Turisti di scarto e non per caso

 

di Carmine Treanni

 

California, 1988. Nel deserto del Mojave atterra un'enorme nave spaziale con 300mila profughi fuggiti dal pianeta Tencton (caduto in mano a una dittatura che ha reso i suoi abitanti schiavi), senza possibilità alcuna di tornare indietro. Gli alieni sono capaci di adattarsi alla vita sulla Terra, e differiscono dagli umani sostanzialmente nel fatto di avere la testa a forma d’uovo. Poiché costoro possono essere molto utili, perché dotati di speciali qualità, vengono inseriti nelle grandi città, dove sono però visti con disprezzo e diffidenza dagli umani. Bisogna tenerli e conviverci, dichiara il presidente americano Ronald Reagan. Vogliono integrarsi e far carriera. Li chiamano neoinseriti. Una notte, durante una rapina, il sergente di polizia Matthew Sykes vede uccidere da alcuni neoinseriti, poi fuggiti, il suo più caro amico e collega, e vuole scoprire cosa c'è dietro un colpo che non gli sembra banale.

Gli viene affiancato, suo malgrado, il primo detective neoinserito assunto dalla polizia, Sam Francisco, perché pensa di poter così più facilmente scoprire i colpevoli. L'uomo decide però di chiamare “George” il nuovo compagno (per evitare buffi giochi di parole), e impara presto a stimarlo, nonostante la diffidenza iniziale.
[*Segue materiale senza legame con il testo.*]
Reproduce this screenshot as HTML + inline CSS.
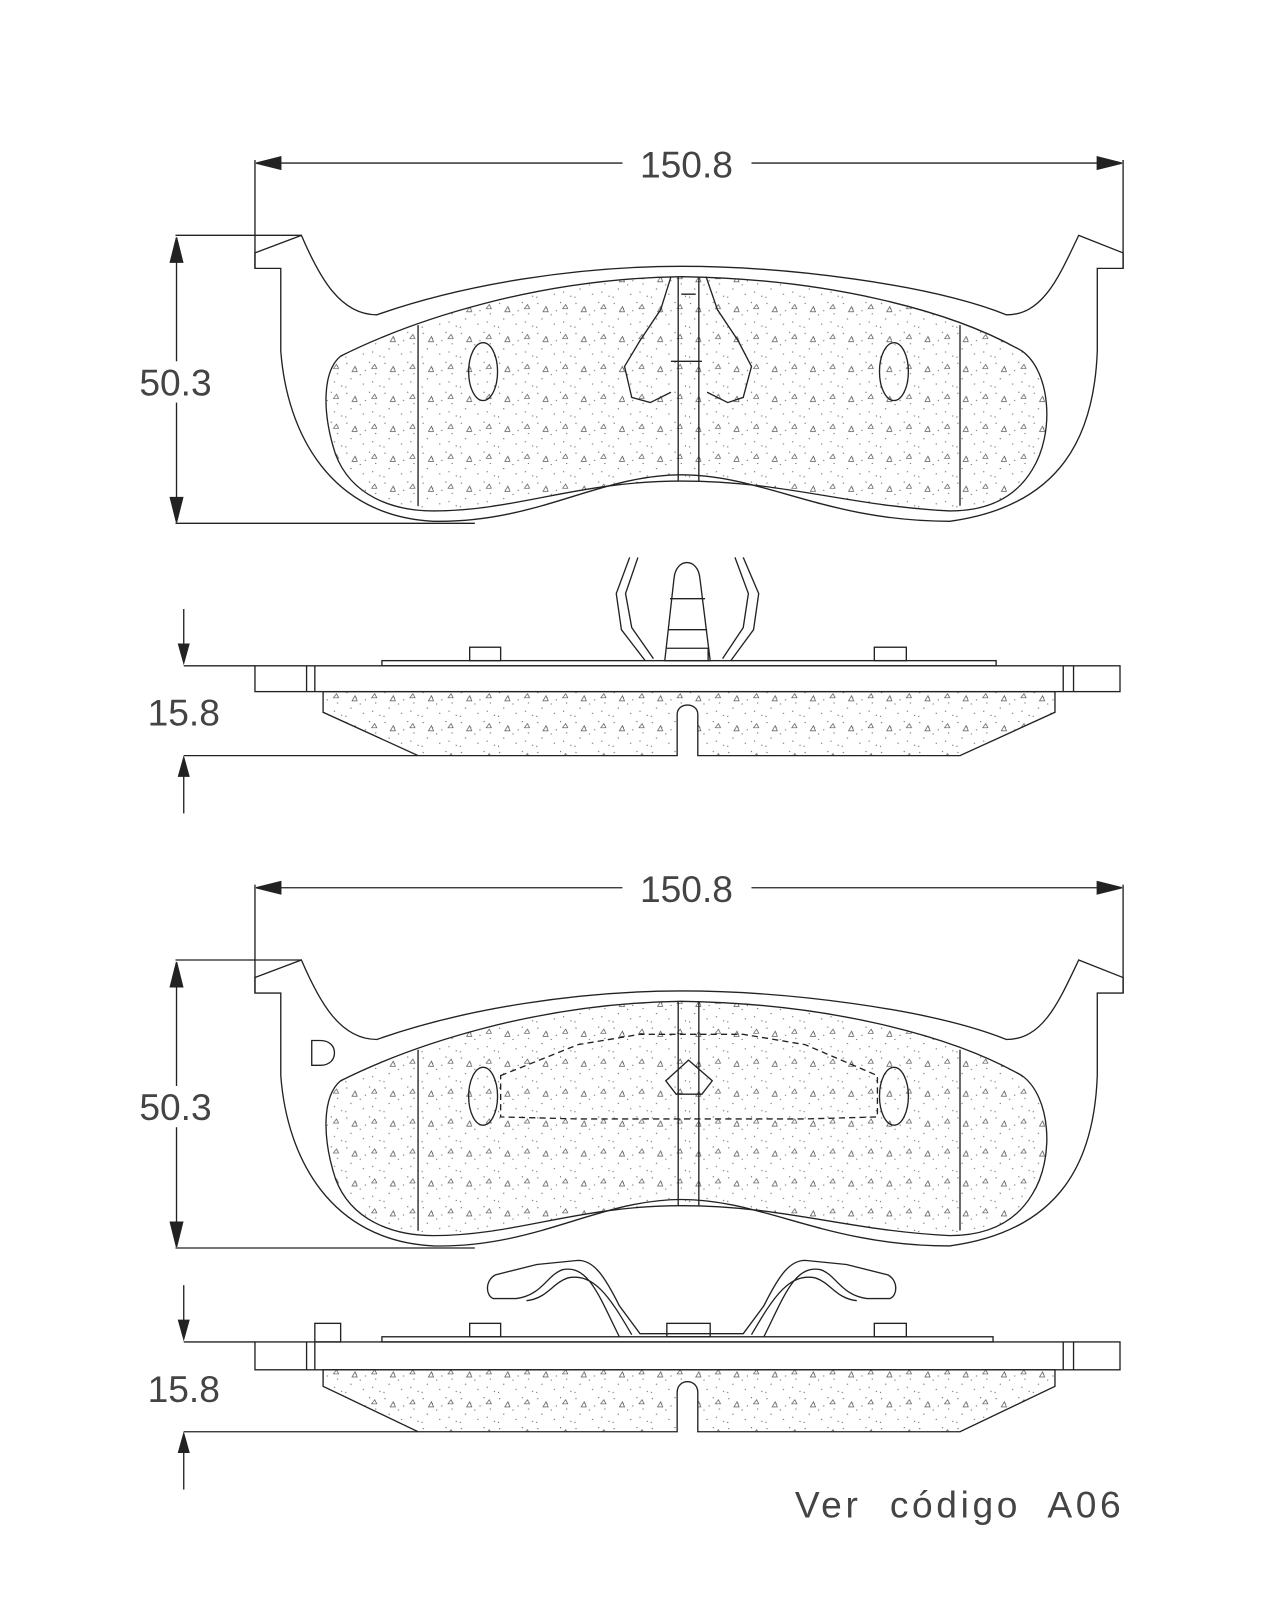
<!DOCTYPE html>
<html><head><meta charset="utf-8"><style>
html,body{margin:0;padding:0;background:#fff;}
svg{display:block;}
text{font-family:"Liberation Sans",sans-serif;fill:#444;}
</style></head><body>
<svg width="1280" height="1600" viewBox="0 0 1240 1550" preserveAspectRatio="none" xmlns="http://www.w3.org/2000/svg">
<defs>
<pattern id="st" width="37" height="29" patternUnits="userSpaceOnUse">
<g fill="#666">
<circle cx="3" cy="4" r="0.6"/><circle cx="12" cy="9" r="0.6"/><circle cx="25" cy="3" r="0.6"/><circle cx="31" cy="14" r="0.6"/><circle cx="7" cy="19" r="0.6"/><circle cx="19" cy="24" r="0.6"/><circle cx="28" cy="22" r="0.6"/><circle cx="16" cy="15" r="0.6"/><circle cx="35" cy="26" r="0.6"/><circle cx="2" cy="27" r="0.6"/><circle cx="21" cy="11" r="0.6"/>
</g>
<g fill="none" stroke="#555" stroke-width="0.7">
<path d="M8,12 l3,-5 l2,5z"/><path d="M27,9 l3,-4 l2,4z"/>
</g>
</pattern>
</defs>
<g fill="none" stroke="#222" stroke-width="1.3">
<!-- ===== TOP PAD FRONT ===== -->
<line x1="247" y1="155" x2="247" y2="260"/><line x1="1088" y1="155" x2="1088" y2="260"/>
<line x1="250" y1="158" x2="603" y2="158"/><line x1="728" y1="158" x2="1085" y2="158"/>
<path d="M248,158 l24,-6 v12z M1087,158 l-24,-6 v12z" fill="#222"/>
<line x1="170" y1="228" x2="292" y2="228"/><line x1="170" y1="507" x2="460" y2="507"/>
<line x1="171" y1="232" x2="171" y2="505"/>
<path d="M171,230 l-6,24 h12z M171,506 l-6,-24 h12z" fill="#222"/>
<path d="M247,245 L292,228 C310,270 330,305 365,305 C450,275 560,258 660,258 C760,258 900,275 975,305 C1010,305 1025,270 1045,228 L1088,245 L1088,260 L1063,260 L1063,340 C1060,420 1030,490 920,505 C800,505 740,460 660,460 C580,460 520,507 420,505 C320,500 278,420 272,340 L272,260 L247,260 Z"/>
<path d="M330,345 C400,310 520,270 660,268 C800,270 920,300 990,340 C1018,360 1022,420 1000,455 C985,480 960,495 920,495 C820,490 760,466 660,466 C560,466 500,495 420,495 C380,495 340,480 325,440 C312,400 312,360 330,345 Z" fill="url(#st)"/>
<line x1="405" y1="315" x2="405" y2="490"/><line x1="930" y1="315" x2="930" y2="490"/>
<line x1="657" y1="268" x2="657" y2="466"/><line x1="677" y1="268" x2="677" y2="466"/>
<ellipse cx="468" cy="360" rx="14" ry="28"/><ellipse cx="866" cy="360" rx="14" ry="28"/>
<path d="M650,268 L640,300 L620,330 L605,355 L612,385 L630,390 L650,380 M684,268 L695,300 L715,330 L728,355 L720,385 L705,390 L685,380"/>
<path d="M650,350 h30 M660,285 h14"/>
<!-- ===== TOP PAD SIDE ===== -->
<line x1="178" y1="590" x2="178" y2="640"/><path d="M178,642 l-5,-18 h10z" fill="#222"/>
<line x1="178" y1="736" x2="178" y2="788"/><path d="M178,734 l-5,18 h10z" fill="#222"/>
<line x1="178" y1="645" x2="247" y2="645"/><line x1="178" y1="732" x2="405" y2="732"/>
<rect x="247" y="645" width="838" height="25"/>
<line x1="297" y1="645" x2="297" y2="670"/><line x1="305" y1="645" x2="305" y2="670"/>
<line x1="1030" y1="645" x2="1030" y2="670"/><line x1="1040" y1="645" x2="1040" y2="670"/>
<rect x="370" y="640" width="595" height="5"/>
<rect x="455" y="627" width="30" height="13"/><rect x="847" y="627" width="31" height="13"/>
<path d="M313,670 L1022,670 L1022,690 L930,732 L676,732 L676,692 C676,680 656,680 656,692 L656,732 L405,732 L313,690 Z" fill="url(#st)"/>
<path d="M644,640 L653,560 C655,540 676,540 678,560 L688,640 Z M649,580 h34 M647,610 h38 M646,628 h40 v12"/>
<path d="M610,540 L597,575 L602,610 L625,640 M618,540 L606,575 L612,608 L633,638 M720,540 L735,575 L730,610 L708,640 M712,540 L725,575 L720,608 L700,638"/>
<!-- ===== BOTTOM PAD FRONT ===== -->
<line x1="247" y1="857" x2="247" y2="962"/><line x1="1088" y1="857" x2="1088" y2="962"/>
<line x1="250" y1="860" x2="603" y2="860"/><line x1="728" y1="860" x2="1085" y2="860"/>
<path d="M248,860 l24,-6 v12z M1087,860 l-24,-6 v12z" fill="#222"/>
<line x1="170" y1="930" x2="292" y2="930"/><line x1="170" y1="1209" x2="460" y2="1209"/>
<line x1="171" y1="934" x2="171" y2="1207"/>
<path d="M171,932 l-6,24 h12z M171,1208 l-6,-24 h12z" fill="#222"/>
<g transform="translate(0,702)">
<path d="M247,245 L292,228 C310,270 330,305 365,305 C450,275 560,258 660,258 C760,258 900,275 975,305 C1010,305 1025,270 1045,228 L1088,245 L1088,260 L1063,260 L1063,340 C1060,420 1030,490 920,505 C800,505 740,460 660,460 C580,460 520,507 420,505 C320,500 278,420 272,340 L272,260 L247,260 Z"/>
<path d="M330,345 C400,310 520,270 660,268 C800,270 920,300 990,340 C1018,360 1022,420 1000,455 C985,480 960,495 920,495 C820,490 760,466 660,466 C560,466 500,495 420,495 C380,495 340,480 325,440 C312,400 312,360 330,345 Z" fill="url(#st)"/>
<line x1="405" y1="315" x2="405" y2="490"/><line x1="930" y1="315" x2="930" y2="490"/>
<line x1="657" y1="268" x2="657" y2="466"/><line x1="677" y1="268" x2="677" y2="466"/>
<ellipse cx="468" cy="360" rx="14" ry="28"/><ellipse cx="866" cy="360" rx="14" ry="28"/>
<path d="M485,340 L560,310 L620,300 L720,300 L780,310 L850,340 L850,380 L780,382 L560,382 L485,380 Z" stroke-dasharray="6,4"/>
<path d="M645,345 L667,325 L690,345 L680,358 L655,358 Z"/>
<path d="M302,306 h8 c10,0 14,6 14,12 c0,6 -4,12 -14,12 h-8 z"/>
</g>
<!-- ===== BOTTOM PAD SIDE ===== -->
<g transform="translate(0,655)">
<line x1="178" y1="590" x2="178" y2="640"/><path d="M178,642 l-5,-18 h10z" fill="#222"/>
<line x1="178" y1="736" x2="178" y2="788"/><path d="M178,734 l-5,18 h10z" fill="#222"/>
<line x1="178" y1="645" x2="247" y2="645"/><line x1="178" y1="732" x2="405" y2="732"/>
<rect x="247" y="645" width="838" height="27"/>
<line x1="297" y1="645" x2="297" y2="672"/><line x1="305" y1="645" x2="305" y2="672"/>
<line x1="1030" y1="645" x2="1030" y2="672"/><line x1="1040" y1="645" x2="1040" y2="672"/>
<rect x="370" y="640" width="592" height="5"/>
<rect x="305" y="627" width="25" height="18"/>
<rect x="455" y="627" width="30" height="13"/><rect x="847" y="627" width="31" height="13"/>
<rect x="646" y="627" width="42" height="13"/>
<path d="M313,672 L1022,672 L1022,688 L930,732 L676,732 L676,694 C676,680 656,680 656,694 L656,732 L405,732 L313,688 Z" fill="url(#st)"/>
<path d="M600,640 C580,600 570,570 545,575 C530,580 525,600 500,603 L478,603 C470,600 470,585 480,580 L520,570 L560,566 C575,566 585,580 600,610 L620,637 L720,637 L740,610 C755,580 765,566 780,566 L820,570 L860,580 C870,585 870,600 862,603 L840,603 C815,600 810,580 795,575 C770,570 760,600 740,640"/>
<path d="M612,638 C590,600 575,578 550,583 C535,588 530,603 510,605 M728,638 C750,600 765,578 790,583 C805,588 810,603 830,605"/>
</g>
</g>
<rect x="125" y="350" width="92" height="40" fill="#fff"/>
<rect x="125" y="1052" width="92" height="40" fill="#fff"/>
<g font-size="36" text-anchor="middle">
<text x="665" y="172">150.8</text>
<text x="665" y="874">150.8</text>
<text x="170" y="383">50.3</text>
<text x="170" y="1085">50.3</text>
<text x="178" y="703">15.8</text>
<text x="178" y="1358">15.8</text>
</g>
<text x="770" y="1470" font-size="36" letter-spacing="3.5" word-spacing="14">Ver código A06</text>
</svg>
</body></html>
È questa – in estrema sintesi - la trama del film Alien Nation,[1] un b-movie diretto da Graham Baker con James Caan e Mandy Patinkin nel ruolo dei due protagonisti. Si tratta di un film che non ha riscosso un gran successo, anche se ne è poi stato tratto anche un serial televisivo. Seppur deludente e privo di originalità dal punto di vista cinematografico – la pellicola pesca a piene mani negli stereotipi sia del film di fantascienza sia del police-drama – il film è interessante per una serie di motivi di ordine più squisitamente sociologico: i “neoinseriti” protagonisti della pellicola sono una metafora di quelli che il sociologo Zygmunt Bauman ha definito “rifiuti umani”.

Partiamo dall’inizio. Il film si apre con una gigantesca astronave che invade il cielo della California. Il primo stereotipo fantascientifico che viene in mente è quello dell’invasione aliena. Lo spettatore ha davanti a sé un’immagine classica: un’astronave con a bordo degli alieni. Eppure, ben presto scopriamo che in realtà non si tratta di un’invasione in senso stretto – stile The War of The Worlds di H.G. Wells – ma di un viaggio. Gli abitanti del pianeta Tencton sono in realtà dei profughi, e nello specifico degli schiavi, scappati da una società di tipo dittatoriale. Ciò che chiedono agli umani è semplicemente asilo politico, la possibilità cioè di inserirsi nel nostro mondo (o meglio nell’America reaganiana). Osservando questo rovescio del viaggio cogliamo il senso del nostro tempo non più focalizzato sull’invasione del più forte – l’alieno crudele e invincibile – ma sullo sbarco del più debole, degli sconfitti.

Precisiamo le cose: è in questo che sono assimilabili a quelli che Bauman definisce “vite di scarto”.

Secondo Bauman, infatti, la tarda modernità non produce solo rifiuti intesi come oggetti che dopo il loro uso ed un certo tempo (spesso brevissimo) diventano spazzatura, ma anche rifiuti umani, persone che escono dal ciclo produttivo e diventano in qualche modo dei parassiti per la società, persone che non sono ne produttori ne consumatori. E per questo rifiuti.

Il sociologo, nel suo libro Vite di Scarto,[2] individua tre tipologie di persone che nella modernità stanno soccombendo, diventano di fatto rifiuti umani: la “Generazione X”, “i migranti per motivi economici” e “i richiedenti asilo”.

I primi rifiuti individuati sono i giovani nati negli anni Settanta, la cosiddetta Generazione X. È l’esercito dei lavoratori precari, coloro che hanno dovuto abbandonare per sempre la certezza del posto fisso e fare dell’incertezza il leit motiv della loro vita.

Non si tratta, ovviamente, solo della flessibilità del mercato del lavoro con cui i giovani d’oggi si devono confrontare, ma anche delle conseguenze che da ciò ne derivano, come ad esempio la scelta (obbligatoria) di restare più a lungo nel nucleo della famiglia di provenienza o la scarsa possibilità di accedere ad un mutuo per l’acquisto di una casa.

 

[1] G. Baker, Alien Nation, USA, 1988.

[2] Z. Bauman, Vite di scarto, Laterza, Roma-Bari, 2005.